A former coworker saw a pic I posted of me in my vintage style and asked, “Can you show me how to get my vintage on?” Immediately I emailed back and said I’d love to, follow my page and blog and that should help… But does it really? To start dressing/being a vintager I find that you need a direction. Now others might not agree with this but in my world, I’ve always loved the 20’s – 50’s. So much so that in high school I wore poodle skirts and sweaters. When I consciously decided that I wanted to start being a vintage vixen, I knew the eras I wanted to go for and focused on learning whatever I could. But it didn’t start then. It took a divorce, name change and desire to emerge as something different before I made my transformation.
First came make up. In my world it’s all about the hair and face so I learned that the staple of any good 1940’s woman was her black eyeliner and red lipstick. Once I had those, I had to learn how to do the perfect cat eye flick with the eyeliner and then choose a red lipstick that didn’t make me look like a drag queen. Now for that I was truly fortunate as I discovered Rockalily. Her various shades of red lippy were this girl’s joyful find. So now that I had the face it was time to tackle the hair.
Having short hair I didn’t have a clue what to do. I had worn finger waves and pincurls to a party before but they were gelled so hard onto my head that it didn’t sound like a fun plan to wear daily. Then after some research, I settled on pincurls. Period style and all that was needed was bobby pins! But how to do them? (Let me point out that years back I had attempted pincurls in my own with very little instruction only to come away with a frizzy mound of unruly curls. This memory haunted my future endeavours.) The Internet has a ton of resources but the instructions were too plentiful with too many options, So YouTube to the rescue. I watched a few videos and one in particular helped me sort out where I’d gone wrong and how to fix it. So one night while I was bored and listless, I pincurled my hair and went to bed. In the morning I depinned, brushed and was left with a GORGEOUS hairstyle!!

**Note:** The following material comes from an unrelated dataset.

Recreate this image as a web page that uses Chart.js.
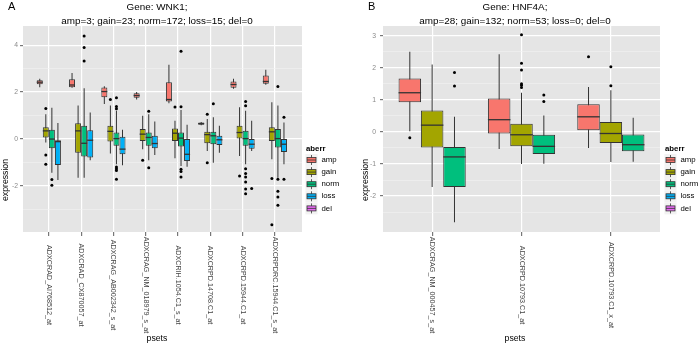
<!DOCTYPE html>
<html>
<head>
<meta charset="utf-8">
<script src="https://cdn.jsdelivr.net/npm/chart.js@4.4.1/dist/chart.umd.min.js"></script>
<style>
  html, body { margin: 0; padding: 0; background: #fff; }
  #wrap { position: relative; width: 700px; height: 347px; }
  canvas { position: absolute; top: 0; }
</style>
</head>
<body>
<div id="wrap">
  <canvas id="chartA" width="350" height="347" style="left:0"></canvas>
  <canvas id="chartB" width="350" height="347" style="left:350px"></canvas>
</div>
<script>
// aberration groups, ggplot default hues
const groups = ['amp', 'gain', 'norm', 'loss', 'del'];
const groupColors = ['#F8766D', '#A3A500', '#00BF7D', '#00B0F6', '#E76BF3'];

// Panel A: WNK1. Each row = one probe set: [lower whisker, q1, median, q3, upper whisker]
const probesA = ['ADXCRAD_AI768512_at', 'ADXCRAD_CX870057_at', 'ADXCRAG_AB002342_s_at', 'ADXCRAG_NM_018979_s_at',
                 'ADXCRIH.1054.C1_s_at', 'ADXCRPD.14708.C1_at', 'ADXCRPD.15944.C1_at', 'ADXCRPDRC.15944.C1_s_at'];
const ampA = [[2.2, 2.33, 2.42, 2.5, 2.57], [2.18, 2.2, 2.3, 2.55, 2.81], [1.49, 1.78, 2.02, 2.19, 2.25], [1.68, 1.75, 1.85, 1.95, 2.0],
              [1.52, 1.59, 1.68, 2.42, 3.17], [0.58, 0.6, 0.65, 0.7, 0.72], [2.14, 2.18, 2.32, 2.45, 2.57], [2.31, 2.35, 2.45, 2.71, 2.95]];
const gainA = [[-0.16, 0.06, 0.34, 0.49, 1.05], [-1.66, -0.59, 0.34, 0.67, 1.42], [-0.63, -0.11, 0.32, 0.56, 1.42], [-0.44, -0.09, 0.2, 0.42, 0.99],
               [-0.83, -0.09, 0.24, 0.44, 0.77], [-0.52, -0.19, 0.18, 0.3, 0.85], [-0.73, 0.01, 0.27, 0.56, 1.35], [-0.87, -0.09, 0.3, 0.49, 1.56]];
const normA = [[-1.45, -0.4, -0.01, 0.39, 1.33], [-1.66, -0.76, -0.19, 0.56, 2.16], [-1.09, -0.3, 0.01, 0.27, 1.2], [-0.92, -0.3, 0.06, 0.27, 1.05],
               [-1.16, -0.33, 0.03, 0.27, 1.23], [-1.02, -0.23, 0.13, 0.3, 0.92], [-1.09, -0.3, 0.01, 0.34, 1.2], [-1.66, -0.37, 0.01, 0.42, 1.42]];
const lossA = [[-1.76, -1.12, -0.12, -0.06, 0.68], [-0.92, -0.8, -0.06, 0.37, 1.12], [-1.13, -0.66, -0.44, 0.09, 0.39], [-0.69, -0.4, -0.2, 0.13, 0.74],
               [-1.19, -0.95, -0.66, -0.01, 0.6], [-0.59, -0.26, -0.04, 0.13, 0.56], [-0.52, -0.42, -0.23, -0.01, 0.77], [-1.09, -0.56, -0.23, -0.01, 0.7]];
// outliers per probe set
const gainOutA = [[1.3, -0.69, -1.09], [], [1.68], [-0.92], [1.36], [1.05, -1.02], [-1.59], [-1.69, -3.67]];
const normOutA = [[-1.74, -1.98], [4.39, 3.9, 3.33], [1.75, 1.38, 1.28, -1.2, -1.28, -1.35, -1.73], [1.18, -1.23],
                  [3.74, 1.37, -1.3, -1.4, -1.63], [1.5], [1.59, 1.41, -1.28, -1.48, -1.63, -1.84, -2.14, -2.35], [2.24, -1.73, -2.24, -2.49, -2.84]];
const lossOutA = [[], [], [], [], [], [], [-2.12], [0.92, -1.73]];
const yMajorA = [-2, 0, 2, 4];
const yMinorA = [-3, -1, 1, 3];

// Panel B: HNF4A
const probesB = ['ADXCRAG_NM_000457_s_at', 'ADXCRPD.10793.C1_at', 'ADXCRPD.10793.C1_x_at'];
const ampB = [[0.0, 0.92, 1.22, 1.66, 2.5], [-0.53, -0.05, 0.38, 1.04, 2.42], [-0.5, 0.05, 0.47, 0.86, 1.4]];
const gainB = [[-1.72, -0.49, 0.21, 0.67, 2.1], [-1.0, -0.45, -0.09, 0.25, 1.22], [-0.94, -0.35, -0.05, 0.31, 1.3]];
const normB = [[-2.82, -1.72, -0.78, -0.47, 0.47], [-0.99, -0.69, -0.45, -0.09, 0.51], [-0.93, -0.6, -0.4, -0.08, 0.44]];
const ampOutB = [[-0.18], [], [2.34]];
const gainOutB = [[], [3.03, 2.14, 1.93, 1.5, 1.45, 1.38], [2.03, 1.44]];
const normOutB = [[1.85, 1.43], [1.15, 0.95], []];
const yMajorB = [-2, -1, 0, 1, 2, 3];
const yMinorB = [-2.5, -1.5, -0.5, 0.5, 1.5, 2.5];

const FONT = '"Liberation Sans", Arial, sans-serif';
const EDGE = '#333333';

function buildDatasets(stats, outs, offsets, boxWidth) {
  const sets = [];
  stats.forEach((rows, g) => {
    if (!rows) return;
    const pts = rows.map((r, i) => ({ x: i + offsets[g], r }));
    // whiskers
    sets.push({ type: 'bar', order: 3, grouped: false, barThickness: 1, inflateAmount: 0,
      data: pts.map(p => ({ x: p.x, y: [p.r[0], p.r[4]] })), backgroundColor: EDGE, borderWidth: 0 });
    // boxes
    sets.push({ type: 'bar', order: 2, grouped: false, barThickness: boxWidth, inflateAmount: 0,
      data: pts.map(p => ({ x: p.x, y: [p.r[1], p.r[3]] })), backgroundColor: groupColors[g],
      borderColor: EDGE, borderWidth: 1, borderSkipped: false });
    // medians
    sets.push({ type: 'scatter', order: 1, data: pts.map(p => ({ x: p.x, y: p.r[2] })),
      pointStyle: 'line', pointRadius: boxWidth / 2, pointBorderColor: EDGE, pointBorderWidth: 1.3 });
    const o = [];
    (outs[g] || []).forEach((vals, i) => vals.forEach(v => o.push({ x: i + offsets[g], y: v })));
    if (o.length) {
      sets.push({ type: 'scatter', order: 0, data: o, pointRadius: 1.5,
        pointBackgroundColor: '#000', pointBorderWidth: 0 });
    }
  });
  return sets;
}

function panelPlugin(p) {
  return {
    id: 'panel' + p.letter,
    beforeDraw(chart) {
      const { ctx, chartArea: a } = chart;
      ctx.save();
      ctx.fillStyle = '#E5E5E5';
      ctx.fillRect(a.left, a.top, a.right - a.left, a.bottom - a.top);
      ctx.restore();
    },
    afterDraw(chart) {
      const ctx = chart.ctx;
      const xs = chart.scales.x;
      ctx.save();
      ctx.fillStyle = '#000';
      ctx.textBaseline = 'middle';
      // panel letter
      ctx.font = '11px ' + FONT;
      ctx.textAlign = 'left';
      ctx.fillText(p.letter, p.letterX, 7);
      // title
      ctx.font = '9.9px ' + FONT;
      ctx.textAlign = 'center';
      ctx.fillText(p.title[0], p.titleX, 7);
      ctx.fillText(p.title[1], p.titleX, 21);
      // axis titles
      ctx.font = '8.7px ' + FONT;
      ctx.fillText('psets', p.titleX, 339);
      ctx.save();
      ctx.translate(p.yTitleX, 180);
      ctx.rotate(-Math.PI / 2);
      ctx.fillText('expression', 0, 0);
      ctx.restore();
      // probe set labels, reading downward
      ctx.font = '7.2px ' + FONT;
      ctx.fillStyle = '#444';
      p.probes.forEach((name, i) => {
        ctx.save();
        ctx.translate(xs.getPixelForValue(i), 285);
        ctx.rotate(Math.PI / 2);
        ctx.fillText(name, 0, 0);
        ctx.restore();
      });
      // legend
      ctx.fillStyle = '#000';
      ctx.textAlign = 'left';
      ctx.font = 'bold 7.8px ' + FONT;
      ctx.fillText('aberr', p.legX, 149);
      ctx.font = '7.8px ' + FONT;
      groups.forEach((gname, k) => {
        const cy = 160 + k * 12.1, cx = p.legX + 5.5;
        ctx.fillStyle = '#F2F2F2';
        ctx.fillRect(cx - 6, cy - 6, 12, 12);
        ctx.strokeStyle = EDGE;
        ctx.lineWidth = 0.8;
        ctx.beginPath();
        ctx.moveTo(cx, cy - 5);
        ctx.lineTo(cx, cy + 5);
        ctx.stroke();
        ctx.fillStyle = groupColors[k];
        ctx.fillRect(cx - 4.5, cy - 2.5, 9, 5);
        ctx.strokeRect(cx - 4.5, cy - 2.5, 9, 5);
        ctx.beginPath();
        ctx.moveTo(cx - 4.5, cy);
        ctx.lineTo(cx + 4.5, cy);
        ctx.stroke();
        ctx.fillStyle = '#000';
        ctx.fillText(gname, p.legX + 15.5, cy);
      });
      ctx.restore();
    }
  };
}

function makeChart(id, p) {
  const isMajor = v => p.yMajor.includes(v);
  return new Chart(document.getElementById(id), {
    type: 'bar',
    data: { datasets: buildDatasets(p.stats, p.outs, p.offsets, p.boxWidth) },
    options: {
      responsive: false,
      animation: false,
      events: [],
      layout: { padding: { left: 0, top: 26, right: p.right, bottom: 0 } },
      plugins: { legend: { display: false }, tooltip: { enabled: false } },
      scales: {
        x: {
          type: 'linear', min: p.xMin, max: p.xMax, offset: false,
          afterBuildTicks: s => { s.ticks = p.probes.map((_, i) => ({ value: i })); },
          afterFit: s => { s.height = 115; },
          ticks: { display: false, autoSkip: false },
          grid: { offset: false, color: '#fff', lineWidth: 1.2, tickLength: 4, tickColor: '#777' },
          border: { display: false }
        },
        y: {
          type: 'linear', min: p.yMin, max: p.yMax,
          afterBuildTicks: s => {
            s.ticks = p.yMajor.concat(p.yMinor).sort((a, b) => a - b).map(v => ({ value: v }));
          },
          afterFit: s => { s.width = p.yWidth; },
          ticks: {
            autoSkip: false, color: '#8a8a8a', padding: p.yPad,
            font: { size: 6.8, family: FONT },
            callback: v => isMajor(v) ? String(v) : ''
          },
          grid: {
            color: c => isMajor(c.tick.value) ? '#fff' : '#F2F2F2',
            lineWidth: c => isMajor(c.tick.value) ? 1.2 : 0.6,
            tickColor: c => isMajor(c.tick.value) ? '#777' : 'rgba(0,0,0,0)',
            tickLength: 3
          },
          border: { display: false }
        }
      }
    },
    plugins: [panelPlugin(p)]
  });
}

const offA = [-0.28125, -0.09375, 0.09375, 0.28125];
makeChart('chartA', {
  letter: 'A', letterX: 8, titleX: 157, yTitleX: 6, legX: 306,
  title: ['Gene: WNK1;', 'amp=3; gain=23; norm=172; loss=15; del=0'],
  probes: probesA,
  stats: [ampA, gainA, normA, lossA, null],
  outs: [null, gainOutA, normOutA, lossOutA, null],
  offsets: offA, boxWidth: 6,
  xMin: -0.8, xMax: 7.84, yMin: -3.98, yMax: 4.82,
  yMajor: yMajorA, yMinor: yMinorA,
  yWidth: 23, yPad: 2, right: 48
});

const offB = [-0.25, 0, 0.25];
makeChart('chartB', {
  letter: 'B', letterX: 18, titleX: 165, yTitleX: 15.5, legX: 315,
  title: ['Gene: HNF4A;', 'amp=28; gain=132; norm=53; loss=0; del=0'],
  probes: probesB,
  stats: [ampB, gainB, normB, null, null],
  outs: [ampOutB, gainOutB, normOutB, null, null],
  offsets: offB, boxWidth: 22.5,
  xMin: -0.55, xMax: 2.55, yMin: -3.12, yMax: 3.3,
  yMajor: yMajorB, yMinor: yMinorB,
  yWidth: 33, yPad: 4, right: 40
});
</script>
</body>
</html>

This was a victory in my vintage styles, hair and face achieved. But what about clothes? I had a cute black mod cloth dress but going outside would be too cold to wear it as it was only just spring. Needing to show off my style I tore through my wardrobe and pulled out a pair of dark jeans (which I rolled up the hem into a high fold) and a blouse. Adding pearls, earrings and a leather jacket akin to the style sported by WASPs in their day, I felt that I had accomplished the look. It was a pretty good version of 50’s style.
That was the day that got me hooked, not only because I had done it but I looked fab and it felt amazing to wear. I went from a jeans and tshirt girl to a styled woman. I still had lots to learn from powders, foundation garments, head scarfs, high waisted trousers and deadstock but that was my journey. And it’s still a fun adventure. So how do you start?
CHOOSE AN ERA
There’s so many great styles in so many decades. Maybe you’re a 70’s gal, or a 20’s maven?

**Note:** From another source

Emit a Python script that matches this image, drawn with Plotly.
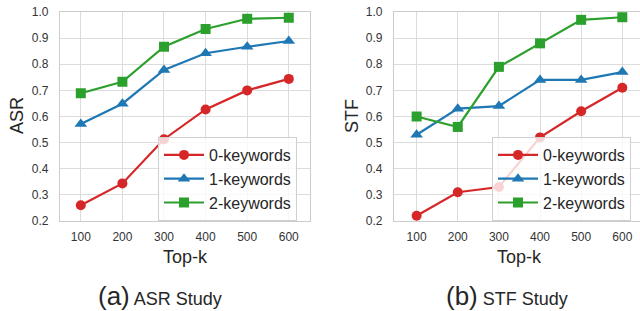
import plotly.graph_objects as go

topk = [100, 200, 300, 400, 500, 600]
series_names = ["0-keywords", "1-keywords", "2-keywords"]

asr_0kw = [0.26, 0.344, 0.513, 0.627, 0.700, 0.744]
asr_1kw = [0.571, 0.649, 0.778, 0.842, 0.867, 0.889]
asr_2kw = [0.689, 0.733, 0.867, 0.935, 0.974, 0.978]

stf_0kw = [0.22, 0.31, 0.33, 0.52, 0.62, 0.71]
stf_1kw = [0.53, 0.63, 0.64, 0.74, 0.74, 0.77]
stf_2kw = [0.60, 0.56, 0.79, 0.88, 0.97, 0.98]

y_ticks = [0.2, 0.3, 0.4, 0.5, 0.6, 0.7, 0.8, 0.9, 1.0]
y_ticklabels = ["0.2", "0.3", "0.4", "0.5", "0.6", "0.7", "0.8", "0.9", "1.0"]

colors = ["#d62728", "#1f77b4", "#2ca02c"]
symbols = ["circle", "triangle-up", "square"]

W, H = 640, 311
FONT = "Liberation Sans, Arial, sans-serif"
TXT = "#262626"
GRID = "#dcdcdc"

fig = go.Figure()

panels = [
    ("x", "y", "legend", [asr_0kw, asr_1kw, asr_2kw]),
    ("x2", "y2", "legend2", [stf_0kw, stf_1kw, stf_2kw]),
]
for xa, ya, lg, data in panels:
    for name, vals, c, s in zip(series_names, data, colors, symbols):
        fig.add_trace(go.Scatter(
            x=topk, y=vals, name=name, mode="lines+markers",
            line=dict(color=c, width=2.2),
            marker=dict(symbol=s, size=10 if s != "triangle-up" else 11, color=c),
            xaxis=xa, yaxis=ya, legend=lg,
        ))

ydom = [1 - 221 / H, 1 - 12 / H]
axis_common = dict(
    showgrid=True, gridcolor=GRID, gridwidth=1.2,
    showline=True, linecolor="#cccccc", linewidth=1.2, mirror=True,
    zeroline=False, automargin=False,
    tickfont=dict(family=FONT, size=12, color="#333333"),
    ticks="outside", tickcolor="rgba(0,0,0,0)",
)

leg_common = dict(
    xanchor="left", yanchor="top",
    bgcolor="rgba(255,255,255,0.8)", bordercolor="#d0d0d0", borderwidth=1,
    font=dict(family=FONT, size=16, color=TXT), itemwidth=40,
    tracegroupgap=0,
)

fig.update_layout(
    width=W, height=H,
    margin=dict(l=0, r=0, t=0, b=0, autoexpand=False),
    paper_bgcolor="white", plot_bgcolor="white",
    font=dict(family=FONT, color=TXT),
    xaxis=dict(domain=[60 / W, 310 / W], range=[50, 651], tickvals=topk,
               ticklen=4, anchor="y", **axis_common),
    yaxis=dict(domain=ydom, range=[0.2, 1.0], tickvals=y_ticks, ticktext=y_ticklabels,
               ticklen=8, anchor="x", **axis_common),
    xaxis2=dict(domain=[394 / W, 1.0], range=[45, 643], tickvals=topk,
                ticklen=4, anchor="y2", **axis_common),
    yaxis2=dict(domain=ydom, range=[0.2, 1.0], tickvals=y_ticks, ticktext=y_ticklabels,
                ticklen=8, anchor="x2", **axis_common),
    legend=dict(x=158 / W, y=1 - 137 / H, **leg_common),
    legend2=dict(x=492 / W, y=1 - 137 / H, **leg_common),
    showlegend=True,
)

ann = [
    dict(text="ASR", x=17 / W, y=1 - 116 / H, textangle=-90, size=18),
    dict(text="STF", x=352 / W, y=1 - 116 / H, textangle=-90, size=18),
    dict(text="Top-k", x=185 / W, y=1 - 257 / H, size=18),
    dict(text="Top-k", x=519 / W, y=1 - 257 / H, size=18),
    dict(text="<span style='font-size:26px'>(a)</span> ASR Study", x=160 / W, y=1 - 296 / H, size=18),
    dict(text="<span style='font-size:26px'>(b)</span> STF Study", x=507 / W, y=1 - 296 / H, size=18),
]
for a in ann:
    size = a.pop("size")
    fig.add_annotation(xref="paper", yref="paper", showarrow=False,
                       xanchor="center", yanchor="middle",
                       font=dict(family=FONT, color=TXT, size=size), **a)

fig.write_html("out.html", config={"displayModeBar": False},
               post_script="document.body.style.margin='0';document.body.style.overflow='hidden';")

Find an era that you love and choose something to begin with. If its makeup, then practise your eyeliner and perfect red pout. If its hair, grab a headscarf and try your hand at head wraps. Or, visit YouTube and look up finger waves or pincurls. The clothing is probably the easiest and priciest part of sporting a vintage style.
For women, check out mod cloth, Eshakti or HeyDay Vintage. All three of my absolutely favourite online stores. You should also look at etsy shops like Adeline’s Attic Vintage, FabGabs, RococoVintage, Lindy Knicks, Salvato Collection or Vavoom Vintage.
Most of all, join a forum or facebook group, check out your local thrift shops, or go to the antique festivals. Meet others that do what you want to do and talk to them, ask questions. I have made some fantastic friends by vintage tweet ups and by being online with other vintage folks I’ve even been featured on a vintage blog!!